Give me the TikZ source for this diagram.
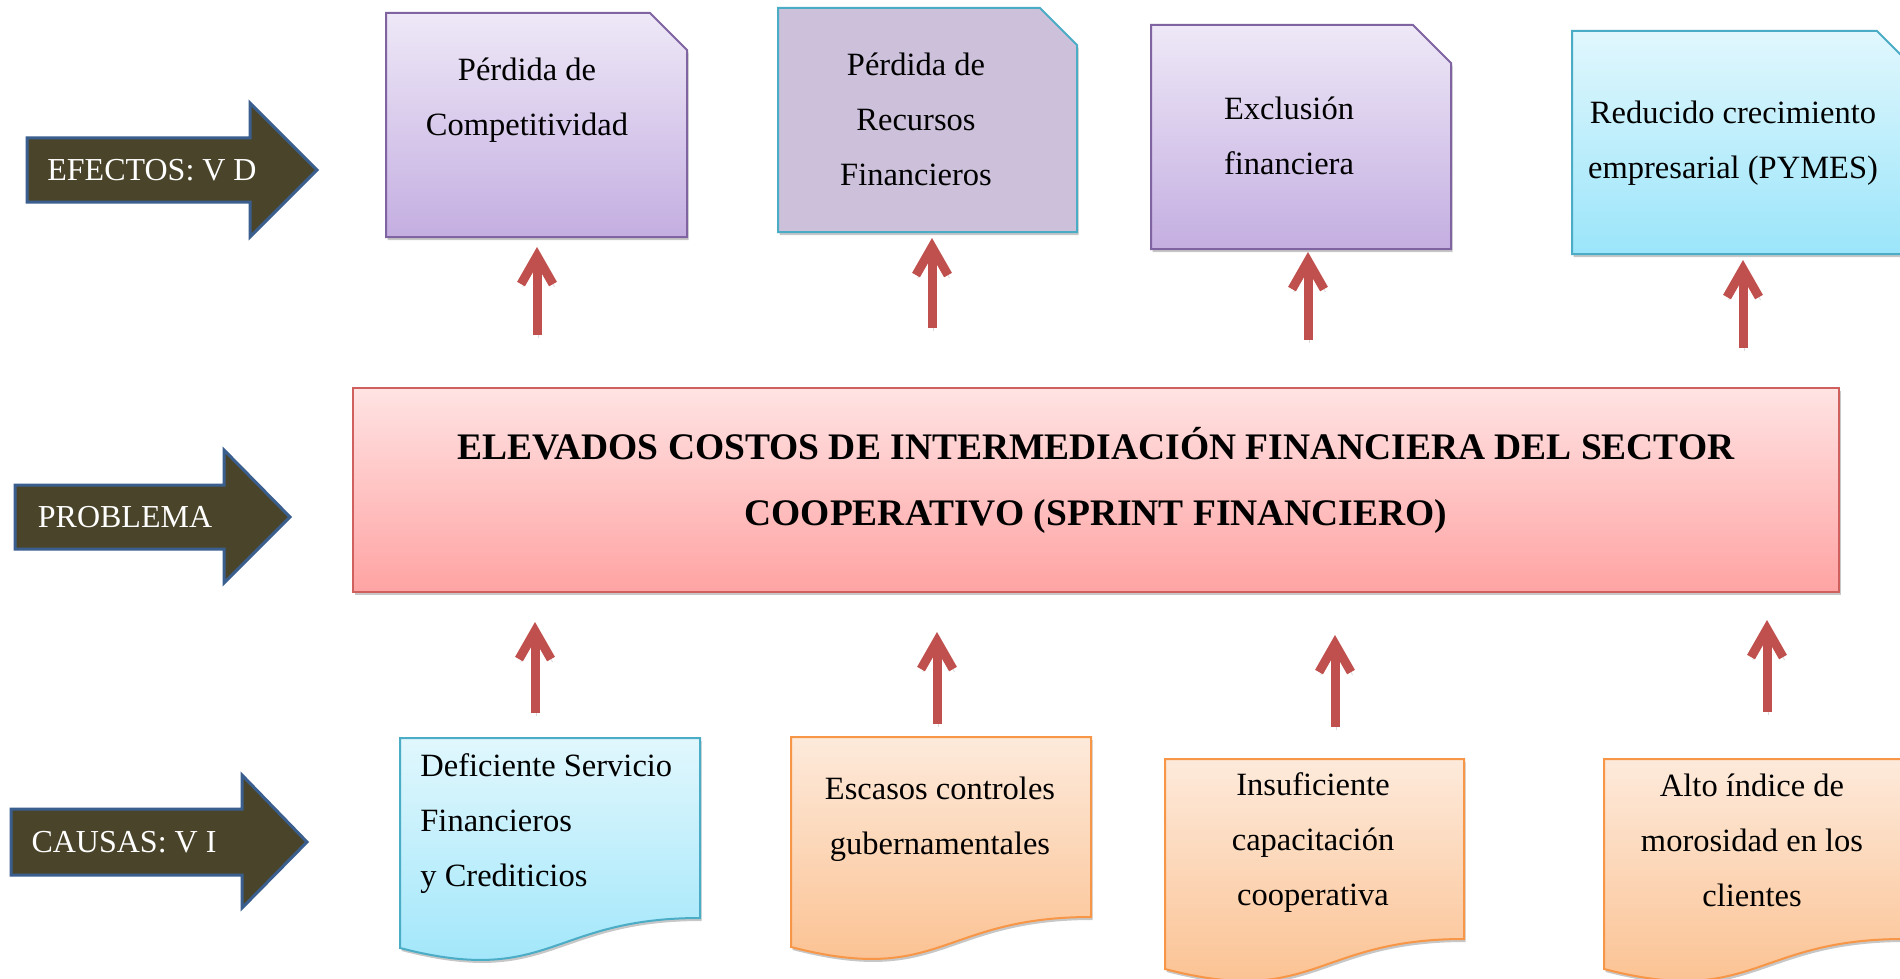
\documentclass[tikz,border=0pt]{standalone}
\usepackage{fontspec}
\setmainfont{Liberation Serif}
\usetikzlibrary{arrows.meta,shadows}
\definecolor{darkolive}{HTML}{4A452A}
\definecolor{arrowblue}{HTML}{3A5F8E}
\definecolor{redarrow}{HTML}{C0504D}
\definecolor{purpleborder}{HTML}{8064A2}
\definecolor{purpletop}{HTML}{EEE8F7}
\definecolor{purplebot}{HTML}{C4AEE1}
\definecolor{lilacflat}{HTML}{CCC0DA}
\definecolor{aquaborder}{HTML}{4BACC6}
\definecolor{aquatop}{HTML}{E1F7FD}
\definecolor{aquabot}{HTML}{9BE5FA}
\definecolor{redborder}{HTML}{D0605D}
\definecolor{redtop}{HTML}{FFE3E3}
\definecolor{redbot}{HTML}{FFA3A3}
\definecolor{orangeborder}{HTML}{F79646}
\definecolor{orangetop}{HTML}{FDEADB}
\definecolor{orangebot}{HTML}{FBBE8B}
\tikzset{
  boxshadow/.style={drop shadow={shadow xshift=0.8pt, shadow yshift=-1.5pt, opacity=0.22, fill=black}},
  purplebox/.style={boxshadow, draw=purpleborder, line width=1pt, top color=purpletop, bottom color=purplebot},
  lilacbox/.style={boxshadow, draw=aquaborder, line width=1pt, fill=lilacflat},
  aquabox/.style={boxshadow, draw=aquaborder, line width=1pt, top color=aquatop, bottom color=aquabot},
  redbox/.style={boxshadow, draw=redborder, line width=1pt, top color=redtop, bottom color=redbot},
  orangebox/.style={boxshadow, draw=orangeborder, line width=1pt, top color=orangetop, bottom color=orangebot},
  labelarrow/.style={fill=darkolive, draw=arrowblue, line width=1.5pt, line join=miter},
  labeltext/.style={text=white, font=\fontsize{16}{19}\selectfont, inner sep=0pt},
  boxtext/.style={font=\fontsize{16.25}{27.5}\selectfont, align=center, inner sep=0pt},
  titletext/.style={font=\fontsize{18.75}{33}\selectfont\bfseries, align=center, inner sep=0pt},
  upar/.style={draw=redarrow, line width=4.5pt, -{Straight Barb[length=14pt,width=16pt]},
    preaction={draw=black, opacity=0.15, transform canvas={shift={(0.8pt,-1.5pt)}}}},
}
\begin{document}
\begin{tikzpicture}[x=0.5pt,y=-0.5pt]
\fill[white] (0,0) rectangle (1900,979);
\useasboundingbox (0,0) rectangle (1900,979);

% label arrows
\path[labelarrow] (27,138) -- (250,138) -- (250,103) -- (317,170) -- (250,237) -- (250,202) -- (27,202) -- cycle;
\node[labeltext] (efectos) at (152,170) {EFECTOS: V D};
\path[labelarrow] (15,485) -- (224,485) -- (224,450) -- (290,517) -- (224,583) -- (224,549) -- (15,549) -- cycle;
\node[labeltext] (problema) at (125,517) {PROBLEMA};
\path[labelarrow] (11,809) -- (242,809) -- (242,775) -- (307,842) -- (242,908) -- (242,875) -- (11,875) -- cycle;
\node[labeltext] (causas) at (124,842) {CAUSAS: V I};

% effect boxes
\path[purplebox] (386,13) -- (650,13) -- (687,50) -- (687,237) -- (386,237) -- cycle;
\node[boxtext] (e1) at (527,100.5) {Pérdida de\\Competitividad};
\path[lilacbox] (778,8) -- (1040,8) -- (1077,45) -- (1077,232) -- (778,232) -- cycle;
\node[boxtext] (e2) at (916,119) {Pérdida de\\Recursos\\Financieros};
\path[purplebox] (1151,25) -- (1413,25) -- (1451,63) -- (1451,249) -- (1151,249) -- cycle;
\node[boxtext] (e3) at (1289,136) {Exclusión\\financiera};
\path[aquabox] (1572,31) -- (1877,31) -- (1914,68) -- (1914,254) -- (1572,254) -- cycle;
\node[boxtext] (e4) at (1733,143.5) {Reducido crecimiento\\empresarial (PYMES)};

% problem
\path[redbox] (353,388) rectangle (1839,592);
\node[titletext] (prob) at (1096,480) {ELEVADOS COSTOS DE INTERMEDIACIÓN FINANCIERA DEL SECTOR\\COOPERATIVO (SPRINT FINANCIERO)};

% cause boxes
\path[aquabox] (400,738) -- (700,738) -- (700,918) .. controls (550,918) and (550,987) .. (400,948) -- cycle;
\node[boxtext, align=left, anchor=west] (c1) at (420,823.5) {Deficiente Servicio\\Financieros\\y Crediticios};
\path[orangebox] (791,737) -- (1091,737) -- (1091,917) .. controls (941,917) and (941,986) .. (791,947) -- cycle;
\node[boxtext] (c2) at (940,819) {Escasos controles\\gubernamentales};
\path[orangebox] (1165,759) -- (1464,759) -- (1464,939) .. controls (1314.5,939) and (1314.5,1008) .. (1165,969) -- cycle;
\node[boxtext] (c3) at (1313,843) {Insuficiente\\capacitación\\cooperativa};
\path[orangebox] (1604,759) -- (1904,759) -- (1904,939) .. controls (1754,939) and (1754,1008) .. (1604,969) -- cycle;
\node[boxtext] (c4) at (1752,840) {Alto índice de\\morosidad en los\\clientes};

% red arrows
\coordinate (a1s) at (537,335); \coordinate (a1e) at (537,247);
\coordinate (a2s) at (932,328); \coordinate (a2e) at (932,238);
\coordinate (a3s) at (1308,340); \coordinate (a3e) at (1308,252);
\coordinate (a4s) at (1743,348); \coordinate (a4e) at (1743,260);
\coordinate (a5s) at (535,713); \coordinate (a5e) at (535,622);
\coordinate (a6s) at (937,724); \coordinate (a6e) at (937,632);
\coordinate (a7s) at (1335,727); \coordinate (a7e) at (1335,635);
\coordinate (a8s) at (1767,712); \coordinate (a8e) at (1767,620);
\foreach \i in {1,...,8} { \draw[upar] (a\i s) -- (a\i e); }
\end{tikzpicture}
\end{document}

### The task:
The listing above needs to be output again exactly. Don't include the pictures.

### Result:
Give me the TikZ source for this diagram.
\documentclass[tikz,border=0pt]{standalone}
\usepackage{fontspec}
\setmainfont{Liberation Serif}
\usetikzlibrary{arrows.meta,shadows}
\definecolor{darkolive}{HTML}{4A452A}
\definecolor{arrowblue}{HTML}{3A5F8E}
\definecolor{redarrow}{HTML}{C0504D}
\definecolor{purpleborder}{HTML}{8064A2}
\definecolor{purpletop}{HTML}{EEE8F7}
\definecolor{purplebot}{HTML}{C4AEE1}
\definecolor{lilacflat}{HTML}{CCC0DA}
\definecolor{aquaborder}{HTML}{4BACC6}
\definecolor{aquatop}{HTML}{E1F7FD}
\definecolor{aquabot}{HTML}{9BE5FA}
\definecolor{redborder}{HTML}{D0605D}
\definecolor{redtop}{HTML}{FFE3E3}
\definecolor{redbot}{HTML}{FFA3A3}
\definecolor{orangeborder}{HTML}{F79646}
\definecolor{orangetop}{HTML}{FDEADB}
\definecolor{orangebot}{HTML}{FBBE8B}
\tikzset{
  boxshadow/.style={drop shadow={shadow xshift=0.8pt, shadow yshift=-1.5pt, opacity=0.22, fill=black}},
  purplebox/.style={boxshadow, draw=purpleborder, line width=1pt, top color=purpletop, bottom color=purplebot},
  lilacbox/.style={boxshadow, draw=aquaborder, line width=1pt, fill=lilacflat},
  aquabox/.style={boxshadow, draw=aquaborder, line width=1pt, top color=aquatop, bottom color=aquabot},
  redbox/.style={boxshadow, draw=redborder, line width=1pt, top color=redtop, bottom color=redbot},
  orangebox/.style={boxshadow, draw=orangeborder, line width=1pt, top color=orangetop, bottom color=orangebot},
  labelarrow/.style={fill=darkolive, draw=arrowblue, line width=1.5pt, line join=miter},
  labeltext/.style={text=white, font=\fontsize{16}{19}\selectfont, inner sep=0pt},
  boxtext/.style={font=\fontsize{16.25}{27.5}\selectfont, align=center, inner sep=0pt},
  titletext/.style={font=\fontsize{18.75}{33}\selectfont\bfseries, align=center, inner sep=0pt},
  upar/.style={draw=redarrow, line width=4.5pt, -{Straight Barb[length=14pt,width=16pt]},
    preaction={draw=black, opacity=0.15, transform canvas={shift={(0.8pt,-1.5pt)}}}},
}
\begin{document}
\begin{tikzpicture}[x=0.5pt,y=-0.5pt]
\fill[white] (0,0) rectangle (1900,979);
\useasboundingbox (0,0) rectangle (1900,979);

% label arrows
\path[labelarrow] (27,138) -- (250,138) -- (250,103) -- (317,170) -- (250,237) -- (250,202) -- (27,202) -- cycle;
\node[labeltext] (efectos) at (152,170) {EFECTOS: V D};
\path[labelarrow] (15,485) -- (224,485) -- (224,450) -- (290,517) -- (224,583) -- (224,549) -- (15,549) -- cycle;
\node[labeltext] (problema) at (125,517) {PROBLEMA};
\path[labelarrow] (11,809) -- (242,809) -- (242,775) -- (307,842) -- (242,908) -- (242,875) -- (11,875) -- cycle;
\node[labeltext] (causas) at (124,842) {CAUSAS: V I};

% effect boxes
\path[purplebox] (386,13) -- (650,13) -- (687,50) -- (687,237) -- (386,237) -- cycle;
\node[boxtext] (e1) at (527,100.5) {Pérdida de\\Competitividad};
\path[lilacbox] (778,8) -- (1040,8) -- (1077,45) -- (1077,232) -- (778,232) -- cycle;
\node[boxtext] (e2) at (916,119) {Pérdida de\\Recursos\\Financieros};
\path[purplebox] (1151,25) -- (1413,25) -- (1451,63) -- (1451,249) -- (1151,249) -- cycle;
\node[boxtext] (e3) at (1289,136) {Exclusión\\financiera};
\path[aquabox] (1572,31) -- (1877,31) -- (1914,68) -- (1914,254) -- (1572,254) -- cycle;
\node[boxtext] (e4) at (1733,143.5) {Reducido crecimiento\\empresarial (PYMES)};

% problem
\path[redbox] (353,388) rectangle (1839,592);
\node[titletext] (prob) at (1096,480) {ELEVADOS COSTOS DE INTERMEDIACIÓN FINANCIERA DEL SECTOR\\COOPERATIVO (SPRINT FINANCIERO)};

% cause boxes
\path[aquabox] (400,738) -- (700,738) -- (700,918) .. controls (550,918) and (550,987) .. (400,948) -- cycle;
\node[boxtext, align=left, anchor=west] (c1) at (420,823.5) {Deficiente Servicio\\Financieros\\y Crediticios};
\path[orangebox] (791,737) -- (1091,737) -- (1091,917) .. controls (941,917) and (941,986) .. (791,947) -- cycle;
\node[boxtext] (c2) at (940,819) {Escasos controles\\gubernamentales};
\path[orangebox] (1165,759) -- (1464,759) -- (1464,939) .. controls (1314.5,939) and (1314.5,1008) .. (1165,969) -- cycle;
\node[boxtext] (c3) at (1313,843) {Insuficiente\\capacitación\\cooperativa};
\path[orangebox] (1604,759) -- (1904,759) -- (1904,939) .. controls (1754,939) and (1754,1008) .. (1604,969) -- cycle;
\node[boxtext] (c4) at (1752,840) {Alto índice de\\morosidad en los\\clientes};

% red arrows
\coordinate (a1s) at (537,335); \coordinate (a1e) at (537,247);
\coordinate (a2s) at (932,328); \coordinate (a2e) at (932,238);
\coordinate (a3s) at (1308,340); \coordinate (a3e) at (1308,252);
\coordinate (a4s) at (1743,348); \coordinate (a4e) at (1743,260);
\coordinate (a5s) at (535,713); \coordinate (a5e) at (535,622);
\coordinate (a6s) at (937,724); \coordinate (a6e) at (937,632);
\coordinate (a7s) at (1335,727); \coordinate (a7e) at (1335,635);
\coordinate (a8s) at (1767,712); \coordinate (a8e) at (1767,620);
\foreach \i in {1,...,8} { \draw[upar] (a\i s) -- (a\i e); }
\end{tikzpicture}
\end{document}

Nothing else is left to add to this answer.